─── Recorded data

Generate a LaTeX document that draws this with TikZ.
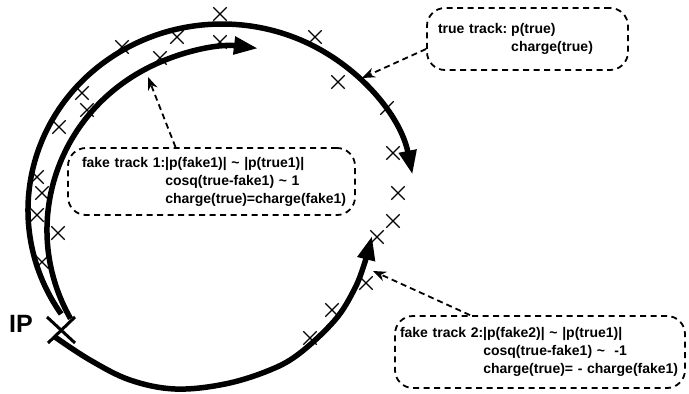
\documentclass[tikz,border=0pt]{standalone}
\usepackage{fontspec}
\setmainfont{Liberation Sans}
\usepackage{tikz}
\usetikzlibrary{arrows.meta, positioning, shapes.misc}
\tikzstyle{caja} = [draw=black, line width=1.8pt,
dash pattern=on 6pt off 4.5pt,
rounded corners=18pt,
align=left, inner ysep=0pt,
font=\bfseries\fontsize{14}{18}\selectfont]
\tikzstyle{flecha} = [line width=1.8pt, dash pattern=on 6pt off 4pt, -{Stealth[length=13pt,width=10pt]}]

\begin{document}
\begin{tikzpicture}[x=1pt, y=1pt,
        % Estilo para las trazas
        traza/.style={line width=5.5pt, -{Triangle[length=24pt,width=17pt]}},
        impacto/.style={cross out, draw, line width=1.3pt, minimum size=12pt, inner sep=0pt},
    ]
        \useasboundingbox (0,0) rectangle (689,-394);

        % 1. Traza verdadera (exterior)
        \draw[traza] ([shift={(214:194 and 186)}]222,-210) arc[start angle=214, end angle=11, x radius=194, y radius=186];

        % 2. Traza falsa 1 (interior, misma carga)
        \draw[traza] ([shift={(209:188 and 183)}]235,-230) arc[start angle=209, end angle=83, x radius=188, y radius=183];

        % 3. Traza falsa 2 (carga opuesta)
        \draw[traza] plot[smooth, tension=0.6] coordinates {(55,-337) (90,-360) (130,-380) (175,-389) (225,-384) (270,-370) (300,-353) (335,-320) (354,-290) (364,-265) (372,-236)};

        % 4. Impactos en el detector
        \foreach \x/\y [count=\n] in {220/14, 177/37, 122/47, 220/42, 160/58, 315/37, 338/82, 387/108,
                393/153, 398/193, 393/221, 377/237, 366/283, 332/310, 310/338,
                82/93, 87/110, 59/127, 37/177, 42/193, 37/215, 58/233, 42/262}
            \node[impacto] (hit\n) at (\x,-\y) {};

        % Punto de interaccion
        \draw[line width=3pt] (47,-317) -- (75,-343);
        \draw[line width=3pt] (48,-343) -- (75,-317);
        \node (ip) [font=\bfseries\fontsize{25}{25}\selectfont] at (21,-324) {IP};

        % 5. Cajas explicativas
        \node (truebox) [caja, minimum width=201, minimum height=62, text width=179, inner xsep=11] at (527.5,-39)
            {\begin{tabular}{@{}l@{\hspace{4pt}}l@{}}
            true track: & p(true)\\
             & charge(true)
            \end{tabular}};

        \node (fakeonebox) [caja, minimum width=287, minimum height=67, text width=259, inner xsep=14] at (211.5,-181.5)
            {\begin{tabular}{@{}l@{}l@{}}
            fake track 1: & |p(fake1)| \textasciitilde{} |p(true1)|\\
             & cosq(true-fake1) \textasciitilde{} 1\\
             & charge(true)=charge(fake1)
            \end{tabular}};

        \node (faketwobox) [caja, minimum width=290, minimum height=72, text width=280, inner xsep=5] at (540,-352)
            {\begin{tabular}{@{}l@{}l@{}}
            fake track 2: & |p(fake2)| \textasciitilde{} |p(true1)|\\
             & cosq(true-fake1) \textasciitilde{}\ \ -1\\
             & charge(true)= - charge(fake1)
            \end{tabular}};

        % 6. Flechas hacia las trazas
        \coordinate (ptrue) at (362,-78);
        \coordinate (pfakeone) at (148,-77);
        \coordinate (pfaketwo) at (373,-271);
        \draw[flecha] ([yshift=-10pt]truebox.west) -- (ptrue);
        \draw[flecha] ([xshift=-36pt]fakeonebox.north) -- (pfakeone);
        \draw[flecha] ([xshift=-70pt]faketwobox.north) -- (pfaketwo);

    \end{tikzpicture}
\end{document}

──────

Written task: Repeat the lines of the listing above verbatim, beginning at its first line and ending at the line containing "radius=188, y radius=183];", which is included. Omit pictures.

Written reply:
Generate a LaTeX document that draws this with TikZ.
\documentclass[tikz,border=0pt]{standalone}
\usepackage{fontspec}
\setmainfont{Liberation Sans}
\usepackage{tikz}
\usetikzlibrary{arrows.meta, positioning, shapes.misc}
\tikzstyle{caja} = [draw=black, line width=1.8pt,
dash pattern=on 6pt off 4.5pt,
rounded corners=18pt,
align=left, inner ysep=0pt,
font=\bfseries\fontsize{14}{18}\selectfont]
\tikzstyle{flecha} = [line width=1.8pt, dash pattern=on 6pt off 4pt, -{Stealth[length=13pt,width=10pt]}]

\begin{document}
\begin{tikzpicture}[x=1pt, y=1pt,
        % Estilo para las trazas
        traza/.style={line width=5.5pt, -{Triangle[length=24pt,width=17pt]}},
        impacto/.style={cross out, draw, line width=1.3pt, minimum size=12pt, inner sep=0pt},
    ]
        \useasboundingbox (0,0) rectangle (689,-394);

        % 1. Traza verdadera (exterior)
        \draw[traza] ([shift={(214:194 and 186)}]222,-210) arc[start angle=214, end angle=11, x radius=194, y radius=186];

        % 2. Traza falsa 1 (interior, misma carga)
        \draw[traza] ([shift={(209:188 and 183)}]235,-230) arc[start angle=209, end angle=83, x radius=188, y radius=183];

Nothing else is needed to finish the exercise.